American football player and coach (born 1979)

Radell Bernard Lockhart (born May 11, 1979 in Charlotte, North Carolina) is an American football defensive line coach with the Catawba Indians college football team.

== High school career ==
Radell was a three-year starter at Independence High School in his home town and lettered in track.

== College career ==
Lockhart was a four-year letterman who played in 44 games as defensive end.

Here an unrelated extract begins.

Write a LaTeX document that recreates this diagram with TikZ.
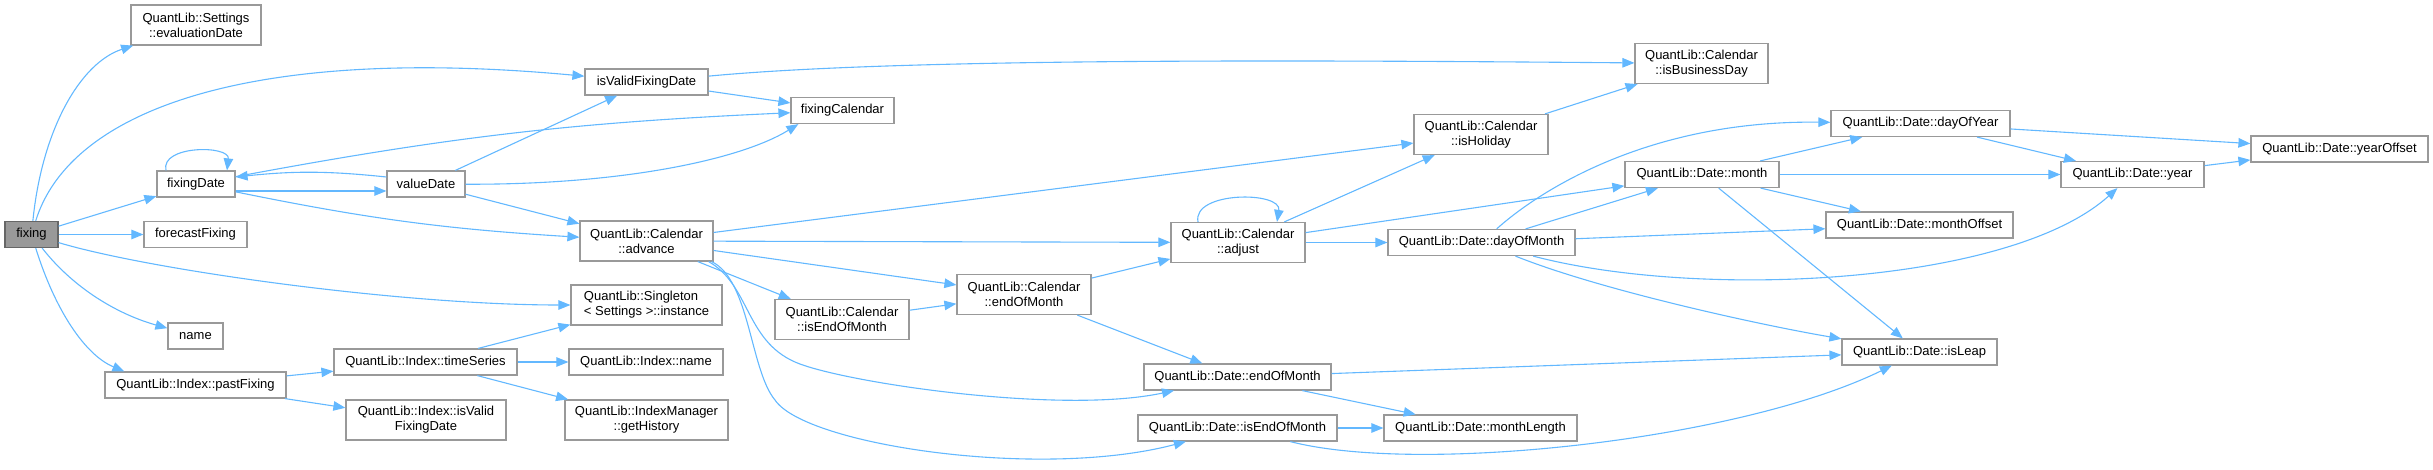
\documentclass[tikz,border=0pt]{standalone}
\usepackage{fontspec}
\setmainfont{Liberation Sans}
\usepackage{tikz}
\usetikzlibrary{arrows.meta}
\definecolor{Edge}{HTML}{63B8FF}
\definecolor{Frame}{HTML}{999999}
\definecolor{RootFill}{HTML}{999999}
\definecolor{RootFrame}{HTML}{666666}
\tikzset{fn/.style={draw=Frame,fill=white,line width=1.2pt,minimum height=26pt,inner xsep=4pt,inner ysep=4pt,align=center},fntwo/.style={fn,minimum height=40pt},fnroot/.style={fn,draw=RootFrame,fill=RootFill},call/.style={-{Triangle[length=12pt,width=9.5pt]},draw=Edge,line width=1.1pt}}
\begin{document}
\begin{tikzpicture}[x=1pt,y=-1pt,every node/.style={font=\fontsize{13}{15}\selectfont}]
      \useasboundingbox (0,0) rectangle (2433,470);
      \node[fnroot,minimum width=53pt](fixing) at (31.5,234.5){fixing};
      \node[fntwo,minimum width=130pt](evaldate) at (196,25){QuantLib::Settings\\::evaluationDate};
      \node[fn,minimum width=123pt](isvalid) at (646.5,82){isValidFixingDate};
      \node[fn,minimum width=103pt](fixcal) at (842.5,110.5){fixingCalendar};
      \node[fntwo,minimum width=133pt](isbusday) at (1701.5,63.5){QuantLib::Calendar\\::isBusinessDay};
      \node[fn,minimum width=78pt](fixdate) at (196,184){fixingDate};
      \node[fn,minimum width=78pt](valdate) at (426,184){valueDate};
      \node[fn,minimum width=103pt](forecast) at (195.5,234.5){forecastFixing};
      \node[fntwo,minimum width=133pt](advance) at (646.5,241){QuantLib::Calendar\\::advance};
      \node[fntwo,minimum width=134pt](isholiday) at (1481,134.5){QuantLib::Calendar\\::isHoliday};
      \node[fntwo,minimum width=134pt](adjust) at (1238,242.5){QuantLib::Calendar\\::adjust};
      \node[fntwo,minimum width=151pt,align=left](instance) at (646.5,305){QuantLib::Singleton\\< Settings >::instance};
      \node[fn,minimum width=55pt](name) at (195.5,336){name};
      \node[fn,minimum width=181pt](pastfix) at (195.5,385){QuantLib::Index::pastFixing};
      \node[fn,minimum width=183pt](series) at (425.5,362){QuantLib::Index::timeSeries};
      \node[fn,minimum width=154pt](idxname) at (646,362){QuantLib::Index::name};
      \node[fntwo,minimum width=160pt](idxvalid) at (426,420){QuantLib::Index::isValid\\FixingDate};
      \node[fntwo,minimum width=163pt](history) at (646.5,420){QuantLib::IndexManager\\::getHistory};
      \node[fntwo,minimum width=134pt](caliseom) at (842,319.5){QuantLib::Calendar\\::isEndOfMonth};
      \node[fntwo,minimum width=134pt](caleom) at (1024,294.5){QuantLib::Calendar\\::endOfMonth};
      \node[fn,minimum width=187pt](dateeom) at (1237.5,377){QuantLib::Date::endOfMonth};
      \node[fn,minimum width=199pt](dateiseom) at (1237.5,428){QuantLib::Date::isEndOfMonth};
      \node[fn,minimum width=193pt](monthlen) at (1480.5,428){QuantLib::Date::monthLength};
      \node[fn,minimum width=187pt](dom) at (1481.5,242.5){QuantLib::Date::dayOfMonth};
      \node[fn,minimum width=154pt](month) at (1702,174.5){QuantLib::Date::month};
      \node[fn,minimum width=179pt](doy) at (1920.5,123.5){QuantLib::Date::dayOfYear};
      \node[fn,minimum width=187pt](monthoff) at (1919.5,225){QuantLib::Date::monthOffset};
      \node[fn,minimum width=143pt](year) at (2132.5,174.5){QuantLib::Date::year};
      \node[fn,minimum width=177pt](yearoff) at (2339.5,149){QuantLib::Date::yearOffset};
      \node[fn,minimum width=155pt](isleap) at (1919.5,352){QuantLib::Date::isLeap};
      % calls from fixing
      \draw[call](fixing) .. controls (42,130) and (80,63) .. (evaldate);
      \draw[call](fixing) .. controls (70,110) and (250,45) .. (isvalid);
      \draw[call](fixing)--(fixdate);\draw[call](fixing)--(forecast);
      \draw[call](fixing) .. controls (150,270) and (400,305) .. (instance);
      \draw[call](fixing) .. controls (75,290) and (120,315) .. (name);
      \draw[call](fixing) .. controls (55,310) and (85,355) .. ([xshift=20pt]pastfix.north west);
      % fixing and value dates
      \draw[call](isvalid) .. controls (900,58) and (1300,60) .. (isbusday);
      \draw[call](isvalid)--(fixcal);
      \draw[call]([xshift=-30pt]fixdate.north) .. controls (160,145) and (230,145) .. ([xshift=31pt]fixdate.north);
      \draw[call]([yshift=-7pt]fixdate.east)--([yshift=-7pt]valdate.west);
      \draw[call]([yshift=7pt]valdate.west) to[bend right=6] ([yshift=7pt]fixdate.east);
      \draw[call](fixdate) to[bend left=4] (fixcal);\draw[call](fixdate) to[bend right=4] (advance);
      \draw[call](valdate)--(isvalid);\draw[call](valdate)--(advance);
      \draw[call](valdate) .. controls (620,185) and (740,160) .. ([xshift=8pt]fixcal.south west);
      % calendar
      \draw[call](advance)--(isholiday);\draw[call](advance)--(adjust);
      \draw[call](advance)--(caleom);\draw[call](advance)--(caliseom);
      \draw[call]([xshift=-5pt]advance.south east) .. controls (750,285) and (745,340) .. (795,362) .. controls (840,382) and (1060,415) .. (dateeom);
      \draw[call]([xshift=-2pt]advance.south east) .. controls (750,280) and (750,370) .. (775,400) .. controls (805,445) and (1040,480) .. (dateiseom);
      \draw[call](caliseom)--(caleom);\draw[call](caleom)--(adjust);\draw[call](caleom)--(dateeom);
      \draw[call]([xshift=-40pt]adjust.north) .. controls (1192,191) and (1282,191) .. ([xshift=39pt]adjust.north);
      \draw[call](adjust)--(isholiday);\draw[call](adjust)--(month);\draw[call](adjust)--(dom);
      \draw[call](isholiday)--(isbusday);
      % date
      \draw[call](dom) .. controls (1540,190) and (1650,120) .. (doy);
      \draw[call](dom)--(month);\draw[call](dom)--(monthoff);
      \draw[call](dom) .. controls (1700,300) and (2010,285) .. (year);
      \draw[call](dom) .. controls (1600,290) and (1760,325) .. (isleap);
      \draw[call](month)--(doy);\draw[call](month)--(year);\draw[call](month)--(monthoff);\draw[call](month)--(isleap);
      \draw[call](doy)--(yearoff);\draw[call](doy)--(year);\draw[call](year)--(yearoff);
      \draw[call](dateeom)--(monthlen);\draw[call](dateeom)--(isleap);\draw[call](dateiseom)--(monthlen);
      \draw[call](dateiseom) .. controls (1420,475) and (1740,440) .. (isleap);
      % index
      \draw[call](pastfix)--(series);\draw[call](pastfix)--(idxvalid);
      \draw[call](series)--(instance);\draw[call](series)--(idxname);\draw[call](series)--(history);
    \end{tikzpicture}
\end{document}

| Year | Starts | Tackles | Other plays | Honors |
|---|---|---|---|---|
| 1997 (Freshman) | 11 | 36 | 1.5 sacks, 2 quarterback pressures |  |
| 1998 (Sophomore) | 10 | 43 | 3.5 sacks, 2 fumble recoveries and a blocked field goal |  |
| 1999 (Junior) | 11 | 78 | 12 sacks, 40 quarterback pressures and 45 tackles for a loss | Named second-team, All-Conference and first-team, All-Region as a junior |
| 2000 (Senior) | 12 | 74 | 31 tackles for a loss, 10 sacks and 44 quarterback pressures | Earned first team All-America, All-Region and All-Conference honours. Named Defensive conference player of the year |

== Pro career ==

Lockhart's professional career began when he signed with the Jacksonville Jaguars as an undrafted college free agent on April 26, 2001; he was released by Jacksonville following training camp on August 30, 2001. He was signed by the New England Patriots six months later, on February 11, 2002 and allocated to the Scottish Claymores of NFL Europe. As their defensive end he totaled 18 tackles (14 solos), forced three fumbles and broke up two passes.

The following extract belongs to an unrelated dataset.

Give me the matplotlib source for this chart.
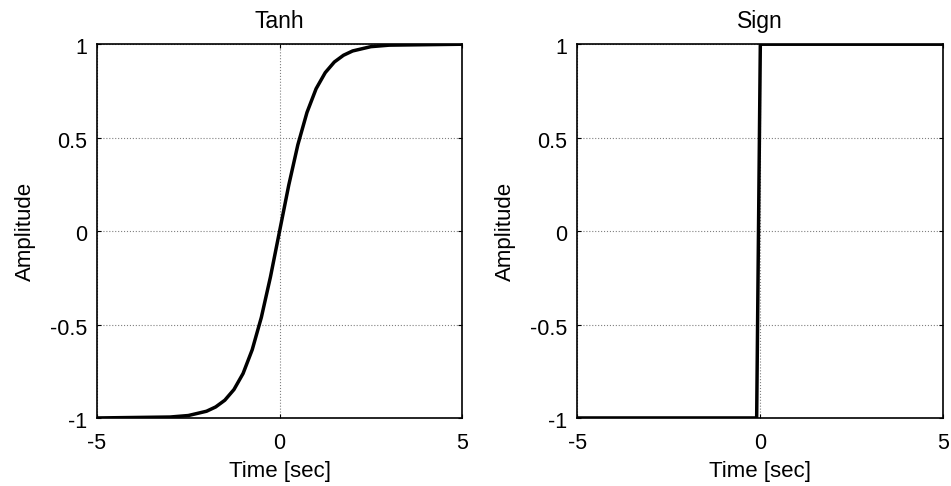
import numpy as np
import matplotlib.pyplot as plt
from matplotlib.transforms import ScaledTranslation

# Values
tanh_x = [-5, -3, -2.5, -2, -1.75, -1.5, -1.25, -1, -0.75, -0.5, -0.25, 0,
          0.25, 0.5, 0.75, 1, 1.25, 1.5, 1.75, 2, 2.5, 3, 5]
tanh_y = [-1, -0.995, -0.987, -0.964, -0.941, -0.905, -0.848, -0.762, -0.635,
          -0.462, -0.245, 0, 0.245, 0.462, 0.635, 0.762, 0.848, 0.905, 0.941,
          0.964, 0.987, 0.995, 1]
sign_x = [-5, -0.1, 0, 5]
sign_y = [-1, -1, 1, 1]

x_ticks = [-5, 0, 5]
y_ticks = [-1, -0.5, 0, 0.5, 1]
y_tick_labels = ["-1", "-0.5", "0", "0.5", "1"]

plt.rcParams['font.family'] = ['Liberation Sans', 'DejaVu Sans']
plt.rcParams['font.size'] = 16

fig = plt.figure(figsize=(9.51, 4.86), dpi=100)
ax1 = fig.add_axes([0.102, 0.140, 0.384, 0.769])
ax2 = fig.add_axes([0.607, 0.140, 0.385, 0.769])

panels = [(ax1, tanh_x, tanh_y, "Tanh"), (ax2, sign_x, sign_y, "Sign")]
for ax, xs, ys, title in panels:
    ax.plot(xs, ys, color='black', lw=2.5, solid_joinstyle='round')
    ax.set_xlim(-5, 5)
    ax.set_ylim(-1, 1)
    ax.set_xticks(x_ticks)
    ax.set_xticklabels([str(t) for t in x_ticks])
    ax.set_yticks(y_ticks)
    ax.set_yticklabels(y_tick_labels)
    ax.grid(True, color='#808080', linestyle=':', linewidth=0.8)
    ax.tick_params(direction='in', length=3, width=0.8, top=True, right=True,
                   colors='black', labelsize=15.5)
    ax.tick_params(axis='x', pad=11)
    ax.tick_params(axis='y', pad=7)
    # matlab puts the y labels a touch lower
    shift = ScaledTranslation(0, -1.5 / 72, fig.dpi_scale_trans)
    for lbl in ax.get_yticklabels():
        lbl.set_transform(lbl.get_transform() + shift)
    for s in ax.spines.values():
        s.set_linewidth(1.2)
    ax.set_title(title, pad=12, fontsize=16.5)
    ax.set_xlabel("Time [sec]", labelpad=5)
    ax.set_ylabel("Amplitude", labelpad=10)

fig.savefig("out.png", dpi=100)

He was released by New England after training camp on August 30, 2002 but played a second season in NFL Europe with the Scottish Claymores after being a protected player and being drafted as a free agent. During the 2003 NFL Europe season Lockhart had 25 tackles (19 solo), 6 sacks, a forced fumble and 10 passes defensed.

He was signed by the New York Giants on June 18, 2003 after the 2003 NFL Europe season ended. After being released by the Giants on September 1, 2003, he made his third appearance in the NFL Europe League, this time appearing with the Frankfurt Galaxy, whom he helped to an appearance in the 2004 World Bowl.

Radell re-signed with the New York Giants and took a place on their practice squad on July 29, 2004 but was released again two months later, on September 6, 2004. He then signed with the New York Jets practice squad on September 6, 2005 and was released from the practice squad on September 27, 2005. He was signed to the San Diego Chargers practice squad on December 13, 2005 and released from the practice squad December 28, 2005.

== Post-pro career ==
After being released by the San Diego Chargers, Radell went back to his college roots at Catawba College to become their defensive line assistant coach where he remains today.